No tiene por qué ser una locura o una morbosidad; incita a buscar significado a la existencia
Hablar de la muerte no tiene por qué ser una locura o una morbosidad. Incita a buscar significado a la existencia
A la protagonista de aquella historia −una respetable mujer norteamericana−, le atormentaba por una parte la culpabilidad de haber abandonado su fe, y por otra el deseo de volver a ella.
"Sin embargo −decía−, me horrorizaba la idea de entrar en un confesonario. Una vida entera de pecado que me paralizaba.

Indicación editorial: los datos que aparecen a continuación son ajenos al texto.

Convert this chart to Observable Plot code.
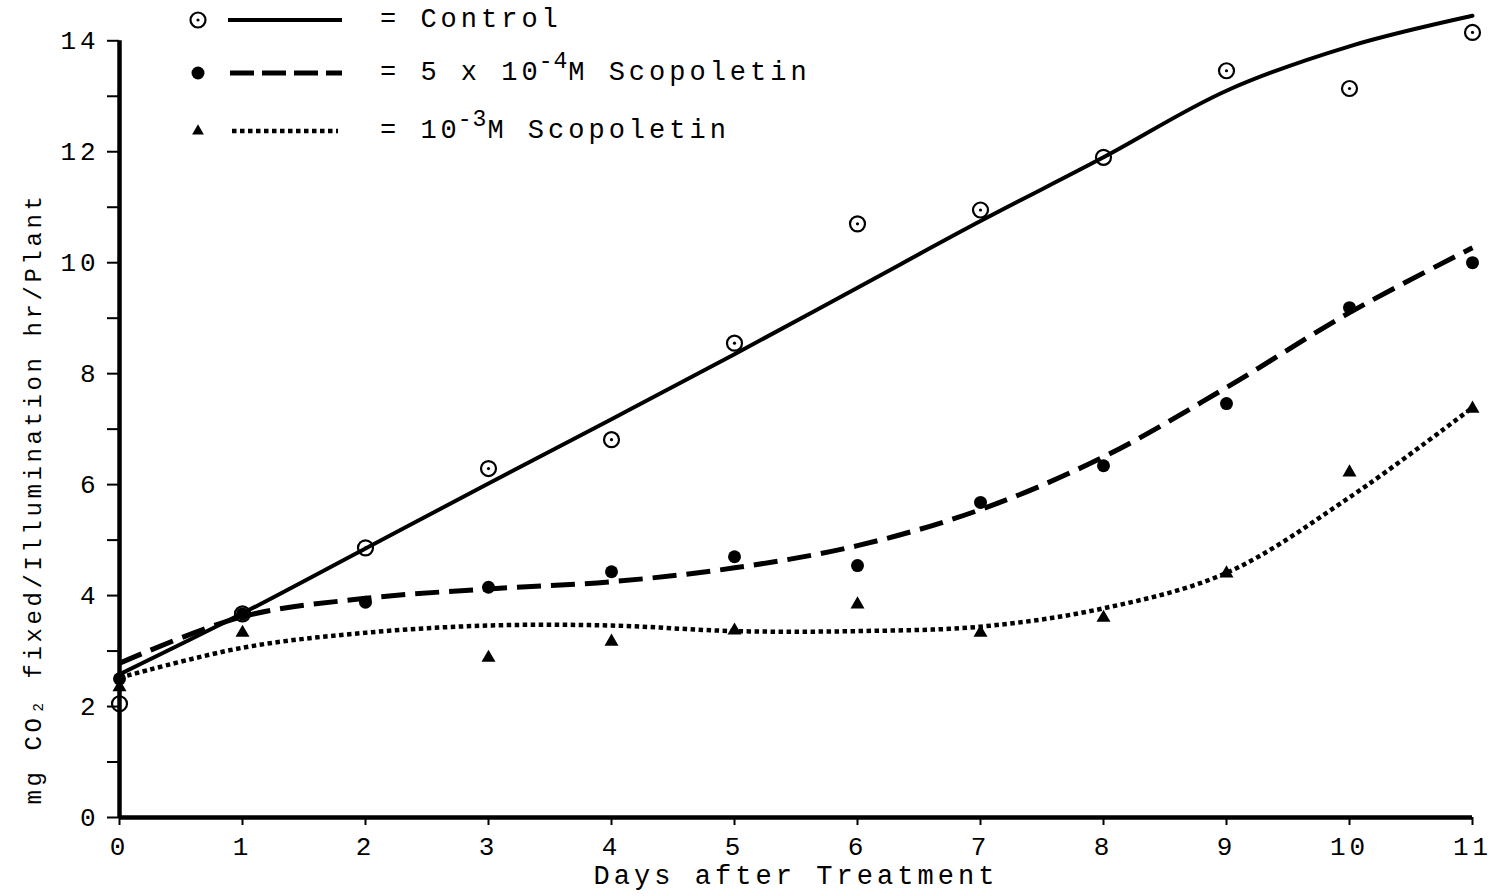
<!DOCTYPE html>
<html><head><meta charset="utf-8">
<script src="https://cdn.jsdelivr.net/npm/d3@7"></script>
<script src="https://cdn.jsdelivr.net/npm/@observablehq/plot@0.6"></script>
<style>
html,body{margin:0;padding:0;background:#fff;}
#wrap{position:relative;width:1494px;height:896px;overflow:hidden;}
#chart svg text{letter-spacing:0.15em;}
#legend{position:absolute;left:0;top:0;font-family:"Liberation Mono",monospace;font-size:27px;letter-spacing:4px;color:#000;}
.row{position:absolute;left:180px;height:36px;display:flex;align-items:center;white-space:nowrap;}
.row svg{display:block;}
.sup{position:relative;top:-12px;font-size:23px;letter-spacing:1px;margin-left:-3px;}
</style></head><body>
<div id="wrap"><div id="chart"></div><div id="legend"></div></div>
<script>
// ---- data ----
const days = [0, 1, 2, 3, 4, 5, 6, 7, 8, 9, 10, 11];
const controlObs = [2.05, 3.67, 4.86, 6.29, 6.81, 8.55, 10.7, 10.95, 11.9, 13.46, 13.14, 14.15];
const scop5e4Obs = [2.5, 3.67, 3.88, 4.15, 4.43, 4.7, 4.54, 5.68, 6.34, 7.46, 9.19, 10.0];
const scop1e3Obs = [2.35, 3.33, null, 2.88, 3.17, 3.37, 3.84, 3.33, 3.6, 4.4, 6.22, 7.37];
const controlFit = [2.58, 3.68, 4.85, 6.02, 7.18, 8.35, 9.55, 10.75, 11.9, 13.1, 13.9, 14.45];
const scop5e4Fit = [2.78, 3.62, 3.95, 4.12, 4.25, 4.5, 4.9, 5.55, 6.5, 7.75, 9.1, 10.27];
const scop1e3Fit = [2.52, 3.06, 3.33, 3.46, 3.46, 3.36, 3.36, 3.44, 3.77, 4.41, 5.77, 7.39];
const yTicks = [0, 1, 2, 3, 4, 5, 6, 7, 8, 9, 10, 11, 12, 13, 14];
const xTicks = [0, 1, 2, 3, 4, 5, 6, 7, 8, 9, 10, 11];
const xLabel = "Days after Treatment";
const yLabel = "mg CO\u2082 fixed/Illumination hr/Plant";
const legendTexts = [["= Control", "", ""], ["= 5 x 10", "-4", "M Scopoletin"], ["= 10", "-3", "M Scopoletin"]];
const legendKinds = ["control", "scop5e4", "scop1e3"];

const rows = vals => days.map((d, i) => ({day: d, value: vals[i]})).filter(r => r.value != null);

const dashLong = "24,10";
const dotShort = "4.5,3.5";

const chart = Plot.plot({
  width: 1494,
  height: 896,
  marginLeft: 119,
  marginRight: 22,
  marginTop: 7,
  marginBottom: 79,
  x: {domain: [0, 11]},
  y: {domain: [0, 14.6]},
  style: {fontFamily: "'Liberation Mono', monospace", fontSize: "26px", color: "#000", background: "#fff"},
  marks: [
    Plot.axisY({ticks: yTicks, tickSize: 12, tickPadding: 8, tickFormat: d => d % 2 === 0 ? String(d) : "", label: null, strokeWidth: 2, fontSize: 26}),
    Plot.axisX({ticks: xTicks, tickSize: 8, tickPadding: 11, tickFormat: d => String(d), label: null, strokeWidth: 2, fontSize: 26}),
    Plot.ruleX([xTicks[0]], {y1: yTicks[0], y2: yTicks[yTicks.length - 1], strokeWidth: 4.5}),
    Plot.ruleY([yTicks[0]], {x1: xTicks[0], x2: xTicks[xTicks.length - 1], strokeWidth: 4.5}),
    Plot.line(rows(controlFit), {x: "day", y: "value", curve: "catmull-rom", stroke: "#000", strokeWidth: 4}),
    Plot.line(rows(scop5e4Fit), {x: "day", y: "value", curve: "catmull-rom", stroke: "#000", strokeWidth: 5, strokeDasharray: dashLong, strokeLinecap: "butt"}),
    Plot.line(rows(scop1e3Fit), {x: "day", y: "value", curve: "catmull-rom", stroke: "#000", strokeWidth: 4.5, strokeDasharray: dotShort, strokeLinecap: "butt"}),
    Plot.dot(rows(controlObs), {x: "day", y: "value", r: 7.5, stroke: "#000", strokeWidth: 2.2, fill: "none"}),
    Plot.dot(rows(controlObs), {x: "day", y: "value", r: 1.6, fill: "#000", stroke: "none"}),
    Plot.dot(rows(scop5e4Obs), {x: "day", y: "value", r: 6.5, fill: "#000", stroke: "none"}),
    Plot.dot(rows(scop1e3Obs), {x: "day", y: "value", r: 5.2, symbol: "triangle", fill: "#000", stroke: "none"}),
    Plot.text([yLabel], {text: d => d, frameAnchor: "left", textAnchor: "middle", lineAnchor: "middle", rotate: -90, dx: -86, dy: 86, fontSize: 24}),
    Plot.text([xLabel], {text: d => d, frameAnchor: "bottom", textAnchor: "middle", lineAnchor: "middle", dy: 58, fontSize: 27})
  ]
});
document.getElementById("chart").appendChild(chart);

// ---- legend (HTML overlay) ----
const legendTops = [2, 55, 113];
const legend = d3.select("#legend");
legendKinds.forEach((kind, i) => {
  const row = legend.append("div").attr("class", "row").style("top", legendTops[i] + "px");
  const svg = row.append("svg").attr("width", 200).attr("height", 36);
  if (kind === "control") {
    svg.append("circle").attr("cx", 18).attr("cy", 18).attr("r", 7.5).attr("fill", "none").attr("stroke", "#000").attr("stroke-width", 2.2);
    svg.append("circle").attr("cx", 18).attr("cy", 18).attr("r", 1.6).attr("fill", "#000");
    svg.append("line").attr("x1", 48).attr("x2", 162).attr("y1", 18).attr("y2", 18).attr("stroke", "#000").attr("stroke-width", 4);
  } else if (kind === "scop5e4") {
    svg.append("circle").attr("cx", 18).attr("cy", 18).attr("r", 6.5).attr("fill", "#000");
    svg.append("line").attr("x1", 50).attr("x2", 162).attr("y1", 18).attr("y2", 18).attr("stroke", "#000").attr("stroke-width", 5).attr("stroke-dasharray", "24,8");
  } else {
    svg.append("path").attr("d", d3.symbol(d3.symbolTriangle, 60)()).attr("transform", "translate(18,18)").attr("fill", "#000");
    svg.append("line").attr("x1", 52).attr("x2", 158).attr("y1", 18).attr("y2", 18).attr("stroke", "#000").attr("stroke-width", 4.5).attr("stroke-dasharray", dotShort);
  }
  const t = legendTexts[i];
  const span = row.append("span");
  span.append("span").text(t[0]);
  if (t[1]) span.append("span").attr("class", "sup").text(t[1]);
  if (t[2]) span.append("span").text(t[2]);
});
</script>
</body></html>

"Hasta que un fin de semana de reunión familiar, mis hijos empezaron a hablar de en dónde deseaba cada uno ser enterrado. Y sentí el terrible impacto de la realidad, de la verdad. Me di cuenta de que, a pesar de no haber vivido como cristiana, quería morir como tal.
"Había logrado, aunque penosamente, racionalizar mi carencia de fe en la vida, pero no podía llevar la mentira hasta la muerte. Y tomé la decisión de confesarme. Y lo hice. En pocos instantes, experimenté el retorno de mi dignidad. Me sentía ligera y libre. Al descargar todo ese lastre, había dejado a Dios entrar de nuevo en mi vida. Y sentí una nueva suerte de libertad".
A veces cuesta mucho aceptar la verdad. Incluso cuando ya la conocemos con certeza. Incluso cuando la conocen también quienes nos rodean, y nosotros sabemos que lo saben. Aquella mujer plantó cara a la mentira gracias al pensamiento de la muerte, y se unió a esa gran cantidad de escépticos en materia de religión que dejaron de serlo en cuanto se presentó la callada cercanía de la muerte. Como ha escrito Lloyd Alexander, "una vez que tienes el valor de mirar al mal cara a cara, de verlo por lo que realmente es y de darle su verdadero nombre, carece de poder sobre ti, y puedes destruirlo".
Siempre hay una mentira en la raíz de todo desánimo, un apartarse de la verdad, de la realidad. Cuando la enfermedad o un riesgo imprevisto hacen ver que estamos como colgados de un hilo sobre el abismo de la eternidad, aquel antiguo escepticismo −tan firme en esos días en que la muerte se veía como una eventualidad lejana− deja de ser una postura cómoda. La pregunta sobre qué hay después de la muerte deja de ser una cuestión ociosa y pueril. La desdeñosa seguridad de antes se trueca en una incertidumbre cruel que agita el alma.
"Para nosotros, los demonios −cuenta con gracia Lewis en Cartas del diablo a su sobrino−, resulta enormemente desastroso en los hombres ese continuo acordarse de la muerte. Lo ideal es que mueran en costosas clínicas, entre doctores que mienten, enfermeras que mienten, amigos que mienten prometiéndoles vida, estimulando la creencia de que la enfermedad todo lo excusa, omitiendo toda alusión a un sacerdote...".
Hablar de la muerte no tiene por qué ser una locura o una morbosidad. Incita a buscar significado a la existencia. Como escribió Séneca, "se precisa de toda la vida para aprender a vivir; y, lo que es más extraño todavía, se necesita toda la vida para aprender a morir". Pensar en la muerte obliga a las personas a pensar en cómo llevan la vida.